Santa María la Ribera & San Rafael
The boutique hotel El Patio 77 (doubles from $125) makes for a peaceful base in a central but relatively unexplored area.
Eat & Drink
Find the best tamales in the city at Cintli (174 Calle Sabino), a no-frills storefront in Santa María la Ribera. Salón París (152 Jaime Torres Bodet) is a great traditional cantina, while La Polar (birria $7) makes superb birria (beef stew).
The magnificent Geology Museum, in Santa María’s main plaza, has a beautifully displayed collection. For contemporary art, don’t miss Casa Wabi (casawabi.org) and the Museo Experimental El Eco, a masterpiece of mid-century Mexican design.

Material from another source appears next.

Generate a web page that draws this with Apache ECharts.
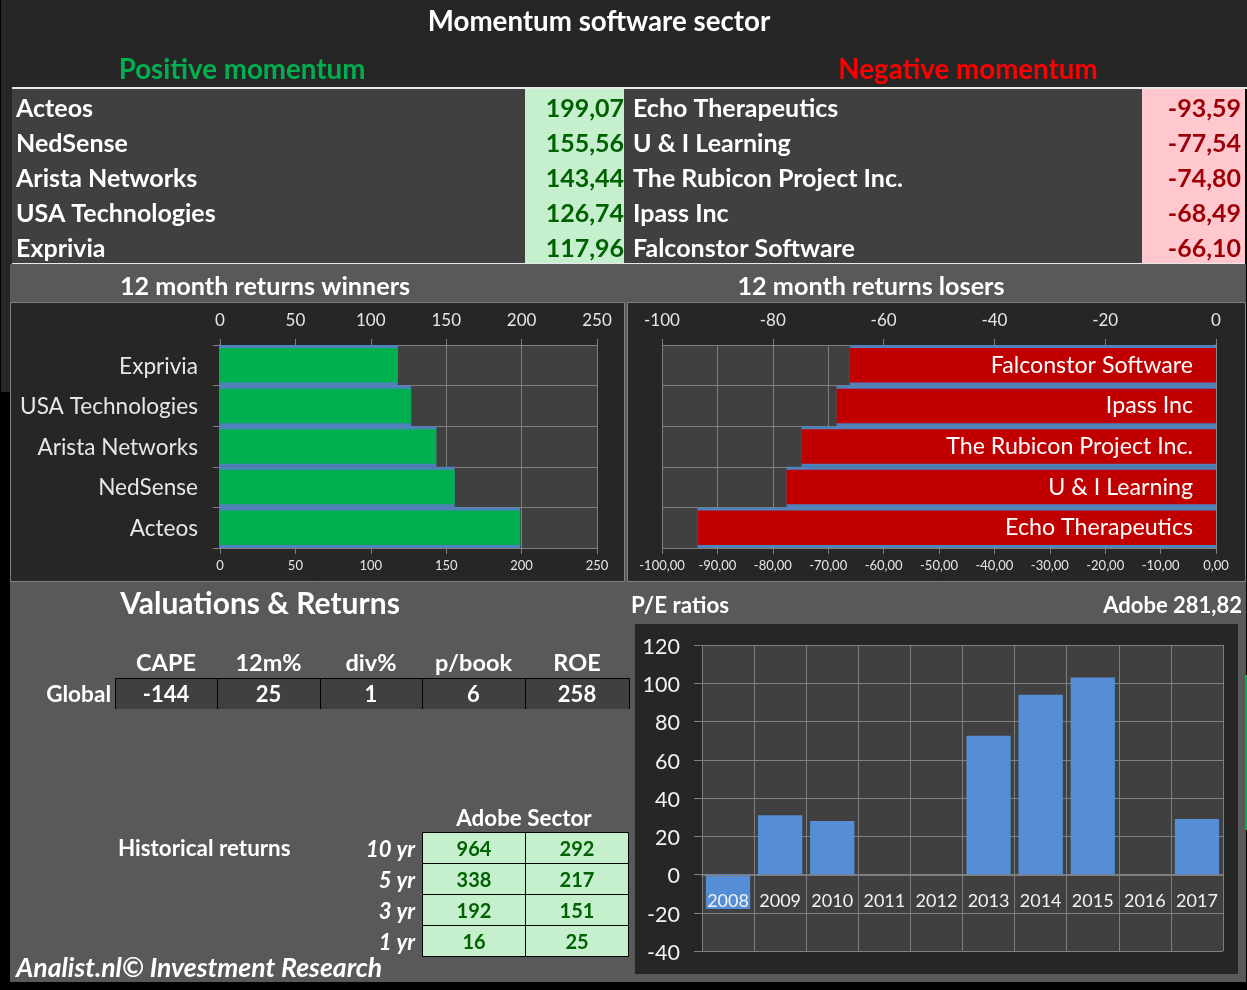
<!DOCTYPE html>
<html><head><meta charset="utf-8">
<style>html,body{margin:0;padding:0;background:#000}#c{width:1247px;height:990px}</style>
<script src="https://cdn.jsdelivr.net/npm/echarts@6/dist/echarts.min.js"></script>
</head><body><div id="c"></div>
<script>
const winners = ['Acteos','NedSense','Arista Networks','USA Technologies','Exprivia'];
const winnerValues = [199.07,155.56,143.44,126.74,117.96];
const losers = ['Echo Therapeutics','U & I Learning','The Rubicon Project Inc.','Ipass Inc','Falconstor Software'];
const loserValues = [-93.59,-77.54,-74.80,-68.49,-66.10];
const valuationHeads = ['CAPE','12m%','div%','p/book','ROE'];
const valuationValues = ['-144','25','1','6','258'];
const periods = ['10 yr','5 yr','3 yr','1 yr'];
const adobeReturns = ['964','338','192','16'];
const sectorReturns = ['292','217','151','25'];
const years = ['2008','2009','2010','2011','2012','2013','2014','2015','2016','2017'];
const peValues = [-18,31,28,0,0,72.5,94,103,0,29];

const FONT='Lato';
const GRID='#7f7f7f', PLOT='#404040', PANEL='#262626', GREY='#595959', STRIP='#4f81bd';
const comma=v=>v.toFixed(2).replace('.',',');
const rect=(x,y,w,h,fill,stroke)=>({type:'rect',z:-5,silent:true,shape:{x,y,width:w,height:h},style:{fill,stroke:stroke||null,lineWidth:stroke?1:0}});
const txt=(x,y,t,size,color,align,opt)=>({type:'text',z:50,silent:true,x,y,style:Object.assign({text:t,fontFamily:FONT,fontSize:size,fontWeight:'bold',fill:color||'#fff',align:align||'left',verticalAlign:'middle'},opt||{})});

const g=[];
g.push(rect(1,0,1246,88,PANEL));
g.push(rect(1,88,9,304,PANEL));
g.push(rect(10,88,2,176,PANEL));
g.push(rect(10,264,1236,718,GREY));
g.push(rect(12,87,1235,2,'#e8e8e8'));
g.push(rect(12,89,513,174,PLOT));
g.push(rect(525,89,99,174,'#c6efce'));
g.push(rect(624,89,4,174,PLOT));
g.push(rect(628,89,514,174,PLOT));
g.push(rect(1142,89,103,174,'#ffc7ce'));
g.push(rect(12,263,1233,1,'#e8e8e8'));
g.push(rect(10.5,302.5,614,279,PANEL,'#7f7f7f'));
g.push(rect(627.5,302.5,618,279,PANEL,'#7f7f7f'));
g.push(rect(635,624,603,350,PANEL));
g.push(rect(1245,675,2,155,'#00b050'));

g.push(txt(599,22,'Momentum software sector',27.7,'#fff','center'));
g.push(txt(242,70,'Positive momentum',27.7,'#00b050','center'));
g.push(txt(968,70,'Negative momentum',27.7,'#ff0000','center'));
winners.forEach((n,i)=>{const y=109+35*i;
  g.push(txt(16,y,n,25,'#fff'));
  g.push(txt(624,y,comma(winnerValues[i]),25,'#006100','right'));
  g.push(txt(633,y,losers[i],25,'#fff'));
  g.push(txt(1241,y,comma(loserValues[i]),25,'#9c0006','right'));
});
g.push(txt(265,287,'12 month returns winners',25.2,'#fff','center'));
g.push(txt(871,287,'12 month returns losers',25.2,'#fff','center'));
g.push(txt(260,604,'Valuations & Returns',30,'#fff','center'));
g.push(txt(631,606,'P/E ratios',22.4,'#fff'));
g.push(txt(1242,606,'Adobe 281,82',22,'#fff','right'));

const colX=[115,217,320,422,525,629];
valuationHeads.forEach((h,i)=>{
  const c=(colX[i]+colX[i+1])/2;
  g.push(txt(c,663,h,23.5,'#fff','center'));
  g.push(rect(colX[i],678,colX[i+1]-colX[i],31,PLOT));
  g.push(txt(c,695,valuationValues[i],22,'#fff','center'));
});
g.push({type:'polyline',z:-4,silent:true,shape:{points:[[115.5,709],[115.5,678.5],[629,678.5]]},style:{stroke:'#000',lineWidth:1,fill:null}});
colX.slice(1).forEach(x=>g.push({type:'line',z:-4,silent:true,shape:{x1:x+.5,y1:678,x2:x+.5,y2:709},style:{stroke:'#000',lineWidth:1}}));
g.push(txt(111,695,'Global',22.6,'#fff','right'));

g.push(txt(524,819,'Adobe Sector',22.4,'#fff','center'));
g.push(txt(118,849,'Historical returns',22.4,'#fff'));
periods.forEach((p,i)=>{const top=832+31*i,c=top+18;
  g.push(txt(415,c,p,22,'#fff','right',{fontStyle:'italic'}));
  g.push(rect(422.5,top+.5,103,31,'#c6efce','#000'));
  g.push(rect(525.5,top+.5,103,31,'#c6efce','#000'));
  g.push(txt(474,c,adobeReturns[i],20,'#006100','center'));
  g.push(txt(577,c,sectorReturns[i],20,'#006100','center'));
});
g.push(txt(16,968,'Analist.nl© Investment Research',26.6,'#fff','left',{fontStyle:'italic'}));

const grids=[
 {left:220,top:345,width:377,height:203,show:true,backgroundColor:PLOT,borderWidth:0},
 {left:662,top:345,width:554,height:203,show:true,backgroundColor:PLOT,borderWidth:0},
 {left:702,top:645,width:521,height:306,show:true,backgroundColor:PLOT,borderWidth:0}
];
const lbl=(size,extra)=>Object.assign({color:'#e6e6e6',fontFamily:FONT,fontSize:size},extra||{});
const split={show:true,lineStyle:{color:GRID,width:1}};
const valAxis=(gridIndex,position,min,max,interval,size,fmt,showSplit)=>({type:'value',gridIndex,position,min,max,interval,
  axisLine:{show:false},axisTick:{show:true,length:6,lineStyle:{color:GRID}},
  axisLabel:lbl(size,{margin:position==='top'?16:11,formatter:fmt}),splitLine:showSplit?split:{show:false}});
const xAxis=[
 valAxis(0,'top',0,250,50,17,null,false),
 valAxis(0,'bottom',0,250,50,13,null,true),
 valAxis(1,'top',-100,0,20,17,null,false),
 valAxis(1,'bottom',-100,0,10,13,v=>comma(v),true),
 {type:'category',gridIndex:2,data:years,position:'bottom',offset:-76,z:10,axisLine:{show:true,onZero:false,lineStyle:{color:GRID}},axisTick:{show:false},
  axisLabel:lbl(18,{margin:17,interval:0,color:'#f2f2f2'}),splitLine:{show:false}},
 {type:'category',gridIndex:2,data:years,position:'top',axisLine:{show:false,onZero:false},axisTick:{show:false},axisLabel:{show:false},
  splitLine:{show:true,interval:0,lineStyle:{color:GRID}}}
];
const catAxis=(gridIndex,data,position,visible,size)=>({type:'category',gridIndex,data,position,show:true,
  axisLine:{show:visible,onZero:false,lineStyle:{color:'#8c8c8c',width:1.5}},
  axisTick:{show:!!size,length:7,lineStyle:{color:GRID}},
  axisLabel:size?lbl(size,{margin:22,interval:0,verticalAlign:'top',lineHeight:2}):{show:false},
  splitLine:visible?{show:true,interval:0,lineStyle:{color:GRID}}:{show:false}});
const yAxis=[
 catAxis(0,winners,'left',true,22.6),
 catAxis(0,winners,'left',false,0),
 catAxis(1,losers,'right',true,0),
 catAxis(1,losers,'right',false,0),
 {type:'value',gridIndex:2,min:-40,max:120,interval:20,position:'left',
  axisLine:{show:false},axisTick:{show:true,length:8,lineStyle:{color:GRID}},
  axisLabel:lbl(21.5,{margin:22,color:'#f2f2f2',verticalAlign:'top',lineHeight:4}),splitLine:split}
];
const series=[
 {name:'winners strip',type:'bar',xAxisIndex:1,yAxisIndex:1,data:winnerValues,barWidth:'100%',itemStyle:{color:STRIP},z:2},
 {name:'winners',type:'bar',xAxisIndex:1,yAxisIndex:0,data:winnerValues,barWidth:'85%',itemStyle:{color:'#00b050'},z:3},
 {name:'losers strip',type:'bar',xAxisIndex:3,yAxisIndex:3,data:loserValues,barWidth:'100%',itemStyle:{color:STRIP},z:2},
 {name:'losers',type:'bar',xAxisIndex:3,yAxisIndex:2,data:loserValues,barWidth:'85%',itemStyle:{color:'#c00000'},z:3,
  label:{show:true,position:'insideRight',distance:23,formatter:'{b}',color:'#fff',fontFamily:FONT,fontSize:23.2}},
 {name:'P/E',type:'bar',xAxisIndex:4,yAxisIndex:4,data:peValues,barCategoryGap:'15%',itemStyle:{color:'#558ed5'},z:3}
];
const chart=echarts.init(document.getElementById('c'),null,{renderer:'canvas'});
chart.setOption({animation:false,backgroundColor:'#000',graphic:{elements:g},grid:grids,xAxis,yAxis,series});
</script></body></html>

Juarez & Colonia Cuauhtémoc
The newly opened Ryo Kan (doubles from $150) brings Japanese tranquility to the city’s business district.
Eat & Drink
You’ll find some of Mexico City’s best international restaurants in these neighborhoods, from small plates at natural-wine bar Le Tachinomi Desu (small plates $5–$8) to a remarkable omakase at Sushi Kyo (set menus from $75). Salón Ríos (218 Río Lerma; entrées $8–$30) is a great place for updated Mexican classics, while Cicatriz (entrées $3–$6) is ideal for a salad or an evening cocktail.
The Anthropology Museum has an extraordinary collection of Mesoamerican artifacts. Next door, Museo Tamayo shows modern, contemporary, and folk art, while the Museo de Arte Moderno focuses, as its name suggests, on modern art.
San Miguel Chapultepec
Eat & Drink
The menu at Masala y Maíz (small plates $5–$9) explores the commonalities among the cuisines of Mexico, India, and East Africa, while El Mirador de Chapultepec (sharing plates $7–$10) is one of the city’s classic cantinas.
Book well in advance for a tour of Casa Luis Barragán, former home of the Pritzker-winning architect. Nearby, Casa Gilardi, the last house Barragán built before his death, also offers tours by appointment. Next door to the Barragán house is the Archivo de Diseño y Arquitectura, a small exhibition space and reading room devoted to Mexican design with a beautiful garden in back. Twenty years after opening, Kurimanzutto, in the neighborhood’s peaceful heart, is still among the most influential galleries in North America.